YOUR GOAL —
Write out exactly the lines between the line containing "Write the Bokeh code for this chart." and the line containing "from bokeh.resources import INLINE", including both of those lines, and nothing more.

[Records from a dataset]
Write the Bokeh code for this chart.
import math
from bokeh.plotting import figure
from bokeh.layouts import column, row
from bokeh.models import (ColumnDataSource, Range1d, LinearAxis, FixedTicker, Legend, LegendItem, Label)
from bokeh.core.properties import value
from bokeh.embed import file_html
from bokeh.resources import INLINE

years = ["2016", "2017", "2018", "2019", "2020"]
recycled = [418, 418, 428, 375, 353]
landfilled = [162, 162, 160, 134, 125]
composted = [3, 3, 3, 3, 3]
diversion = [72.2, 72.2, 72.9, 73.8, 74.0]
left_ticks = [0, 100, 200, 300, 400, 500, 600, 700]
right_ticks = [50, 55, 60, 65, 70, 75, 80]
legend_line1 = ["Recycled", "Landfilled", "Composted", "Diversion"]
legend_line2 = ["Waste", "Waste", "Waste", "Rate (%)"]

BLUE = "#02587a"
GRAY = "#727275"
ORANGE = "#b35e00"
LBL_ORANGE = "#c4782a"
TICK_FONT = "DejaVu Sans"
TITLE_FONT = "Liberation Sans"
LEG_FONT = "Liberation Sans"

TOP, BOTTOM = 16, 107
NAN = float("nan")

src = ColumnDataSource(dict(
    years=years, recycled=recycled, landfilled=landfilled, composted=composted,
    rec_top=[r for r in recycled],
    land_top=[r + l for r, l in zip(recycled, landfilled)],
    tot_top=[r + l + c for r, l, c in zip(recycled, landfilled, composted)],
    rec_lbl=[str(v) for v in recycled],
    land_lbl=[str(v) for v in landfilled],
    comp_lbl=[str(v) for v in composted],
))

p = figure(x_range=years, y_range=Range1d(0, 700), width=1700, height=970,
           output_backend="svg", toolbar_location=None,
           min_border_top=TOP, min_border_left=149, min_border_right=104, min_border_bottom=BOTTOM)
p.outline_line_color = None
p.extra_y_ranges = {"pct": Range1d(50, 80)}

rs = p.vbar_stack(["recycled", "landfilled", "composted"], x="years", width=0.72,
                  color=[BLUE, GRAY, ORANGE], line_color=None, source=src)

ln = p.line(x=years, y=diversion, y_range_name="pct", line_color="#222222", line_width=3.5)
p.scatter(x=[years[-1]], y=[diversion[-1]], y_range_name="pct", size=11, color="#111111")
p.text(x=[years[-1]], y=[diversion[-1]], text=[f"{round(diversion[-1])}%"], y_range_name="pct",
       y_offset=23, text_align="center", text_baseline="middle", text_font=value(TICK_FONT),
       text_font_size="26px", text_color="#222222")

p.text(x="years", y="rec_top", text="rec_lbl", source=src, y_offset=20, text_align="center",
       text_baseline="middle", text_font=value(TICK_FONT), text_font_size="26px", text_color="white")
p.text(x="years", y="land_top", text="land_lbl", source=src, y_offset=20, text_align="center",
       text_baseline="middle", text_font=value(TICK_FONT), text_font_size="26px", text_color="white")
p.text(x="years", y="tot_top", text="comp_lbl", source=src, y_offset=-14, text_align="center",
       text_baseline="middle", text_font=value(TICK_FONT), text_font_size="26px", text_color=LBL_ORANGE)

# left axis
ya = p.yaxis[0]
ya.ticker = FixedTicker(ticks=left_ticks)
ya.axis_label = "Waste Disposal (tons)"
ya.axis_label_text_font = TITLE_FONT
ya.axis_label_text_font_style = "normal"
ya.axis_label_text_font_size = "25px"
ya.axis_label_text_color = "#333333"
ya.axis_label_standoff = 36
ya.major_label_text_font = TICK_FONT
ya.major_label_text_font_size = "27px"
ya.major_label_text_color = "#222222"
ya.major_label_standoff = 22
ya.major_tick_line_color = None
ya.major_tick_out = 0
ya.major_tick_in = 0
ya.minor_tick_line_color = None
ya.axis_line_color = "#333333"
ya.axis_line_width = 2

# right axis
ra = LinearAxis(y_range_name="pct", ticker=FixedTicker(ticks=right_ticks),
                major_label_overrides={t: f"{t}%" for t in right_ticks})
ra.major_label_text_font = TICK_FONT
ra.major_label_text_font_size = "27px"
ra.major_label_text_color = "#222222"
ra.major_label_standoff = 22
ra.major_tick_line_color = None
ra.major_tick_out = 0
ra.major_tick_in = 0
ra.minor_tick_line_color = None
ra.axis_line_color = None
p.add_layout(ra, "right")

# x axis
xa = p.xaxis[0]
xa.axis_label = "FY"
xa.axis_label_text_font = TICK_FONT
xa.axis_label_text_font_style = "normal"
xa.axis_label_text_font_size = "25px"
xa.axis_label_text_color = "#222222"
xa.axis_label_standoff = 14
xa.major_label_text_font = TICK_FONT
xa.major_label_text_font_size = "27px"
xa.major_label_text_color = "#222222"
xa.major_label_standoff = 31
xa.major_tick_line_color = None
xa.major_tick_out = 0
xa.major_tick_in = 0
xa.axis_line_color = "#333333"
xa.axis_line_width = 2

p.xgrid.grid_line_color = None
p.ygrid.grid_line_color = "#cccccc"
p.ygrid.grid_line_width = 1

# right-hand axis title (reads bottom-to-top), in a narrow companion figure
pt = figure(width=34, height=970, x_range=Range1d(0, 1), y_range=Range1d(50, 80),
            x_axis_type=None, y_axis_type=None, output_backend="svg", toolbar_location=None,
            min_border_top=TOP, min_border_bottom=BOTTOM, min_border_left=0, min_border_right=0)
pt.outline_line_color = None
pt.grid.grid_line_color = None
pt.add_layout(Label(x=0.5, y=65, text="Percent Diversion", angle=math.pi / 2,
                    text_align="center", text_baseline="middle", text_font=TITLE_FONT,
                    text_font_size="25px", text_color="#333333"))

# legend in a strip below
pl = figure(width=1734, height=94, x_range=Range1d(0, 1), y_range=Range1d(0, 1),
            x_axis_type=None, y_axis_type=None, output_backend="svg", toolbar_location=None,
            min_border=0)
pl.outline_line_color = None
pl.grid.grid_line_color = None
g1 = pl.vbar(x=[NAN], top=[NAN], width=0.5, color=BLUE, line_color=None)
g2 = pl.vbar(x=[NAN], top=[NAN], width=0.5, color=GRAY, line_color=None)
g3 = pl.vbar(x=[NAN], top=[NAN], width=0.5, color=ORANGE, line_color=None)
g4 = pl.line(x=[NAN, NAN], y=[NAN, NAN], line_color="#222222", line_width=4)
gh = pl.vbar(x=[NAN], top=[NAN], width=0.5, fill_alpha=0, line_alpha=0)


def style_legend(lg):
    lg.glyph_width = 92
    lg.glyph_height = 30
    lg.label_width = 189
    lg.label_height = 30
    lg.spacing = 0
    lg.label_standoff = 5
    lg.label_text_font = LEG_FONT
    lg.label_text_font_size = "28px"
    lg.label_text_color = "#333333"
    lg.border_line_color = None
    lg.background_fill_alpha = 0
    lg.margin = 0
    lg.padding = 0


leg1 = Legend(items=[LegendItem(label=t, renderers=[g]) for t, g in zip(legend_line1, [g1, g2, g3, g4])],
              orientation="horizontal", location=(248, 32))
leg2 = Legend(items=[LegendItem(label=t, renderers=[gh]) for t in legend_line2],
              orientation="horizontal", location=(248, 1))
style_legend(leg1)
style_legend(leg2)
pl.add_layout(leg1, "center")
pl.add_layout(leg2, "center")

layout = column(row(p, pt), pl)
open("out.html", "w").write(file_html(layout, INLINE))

==

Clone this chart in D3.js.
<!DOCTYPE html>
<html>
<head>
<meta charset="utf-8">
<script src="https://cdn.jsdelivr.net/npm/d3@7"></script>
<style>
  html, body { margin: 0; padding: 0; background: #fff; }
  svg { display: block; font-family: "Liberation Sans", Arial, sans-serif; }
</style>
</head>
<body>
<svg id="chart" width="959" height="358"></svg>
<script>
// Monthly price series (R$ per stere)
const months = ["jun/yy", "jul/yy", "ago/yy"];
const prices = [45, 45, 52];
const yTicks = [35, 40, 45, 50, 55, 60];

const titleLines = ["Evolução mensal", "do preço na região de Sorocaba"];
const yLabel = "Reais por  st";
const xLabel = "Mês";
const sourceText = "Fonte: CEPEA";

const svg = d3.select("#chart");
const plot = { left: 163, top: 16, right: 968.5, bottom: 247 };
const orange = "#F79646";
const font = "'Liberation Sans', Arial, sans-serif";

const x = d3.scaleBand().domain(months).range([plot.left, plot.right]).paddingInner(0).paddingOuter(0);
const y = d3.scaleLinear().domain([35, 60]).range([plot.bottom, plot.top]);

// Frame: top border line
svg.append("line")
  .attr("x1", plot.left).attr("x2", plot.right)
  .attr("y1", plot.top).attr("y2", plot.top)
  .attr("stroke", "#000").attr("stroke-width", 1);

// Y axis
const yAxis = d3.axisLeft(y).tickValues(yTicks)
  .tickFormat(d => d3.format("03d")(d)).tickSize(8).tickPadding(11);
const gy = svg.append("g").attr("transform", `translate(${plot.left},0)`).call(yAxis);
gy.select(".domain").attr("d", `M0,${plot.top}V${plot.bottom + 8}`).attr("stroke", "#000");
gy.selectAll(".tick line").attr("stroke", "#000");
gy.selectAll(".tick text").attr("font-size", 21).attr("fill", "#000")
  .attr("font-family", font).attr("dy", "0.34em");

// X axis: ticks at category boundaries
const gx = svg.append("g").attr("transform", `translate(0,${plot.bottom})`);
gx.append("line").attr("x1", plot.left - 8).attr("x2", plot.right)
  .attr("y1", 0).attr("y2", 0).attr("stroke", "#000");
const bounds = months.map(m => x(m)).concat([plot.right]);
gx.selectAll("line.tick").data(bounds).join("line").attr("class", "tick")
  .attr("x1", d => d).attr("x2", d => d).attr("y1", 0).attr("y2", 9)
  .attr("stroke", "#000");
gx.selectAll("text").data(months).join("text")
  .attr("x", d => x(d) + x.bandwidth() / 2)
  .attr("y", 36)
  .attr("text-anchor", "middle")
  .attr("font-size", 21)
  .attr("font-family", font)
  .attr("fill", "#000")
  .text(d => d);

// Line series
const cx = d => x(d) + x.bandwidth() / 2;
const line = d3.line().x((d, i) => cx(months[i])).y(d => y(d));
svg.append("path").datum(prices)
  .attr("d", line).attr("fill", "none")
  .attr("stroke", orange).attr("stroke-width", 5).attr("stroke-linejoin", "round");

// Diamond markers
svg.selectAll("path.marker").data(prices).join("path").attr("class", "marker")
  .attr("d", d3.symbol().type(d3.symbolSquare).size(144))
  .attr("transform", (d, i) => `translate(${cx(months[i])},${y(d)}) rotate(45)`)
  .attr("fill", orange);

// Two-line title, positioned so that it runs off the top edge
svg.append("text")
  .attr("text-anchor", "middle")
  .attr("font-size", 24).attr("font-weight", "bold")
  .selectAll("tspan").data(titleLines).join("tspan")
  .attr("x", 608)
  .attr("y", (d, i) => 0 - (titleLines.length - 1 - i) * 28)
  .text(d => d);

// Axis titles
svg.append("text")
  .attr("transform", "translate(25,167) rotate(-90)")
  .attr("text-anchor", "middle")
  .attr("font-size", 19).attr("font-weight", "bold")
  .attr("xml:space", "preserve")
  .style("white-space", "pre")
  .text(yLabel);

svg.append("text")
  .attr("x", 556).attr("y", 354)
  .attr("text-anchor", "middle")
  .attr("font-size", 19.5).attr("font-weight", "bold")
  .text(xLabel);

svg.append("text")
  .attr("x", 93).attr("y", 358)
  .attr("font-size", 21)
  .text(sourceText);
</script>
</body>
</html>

ANSWER IN FULL —
Write the Bokeh code for this chart.
import math
from bokeh.plotting import figure
from bokeh.layouts import column, row
from bokeh.models import (ColumnDataSource, Range1d, LinearAxis, FixedTicker, Legend, LegendItem, Label)
from bokeh.core.properties import value
from bokeh.embed import file_html
from bokeh.resources import INLINE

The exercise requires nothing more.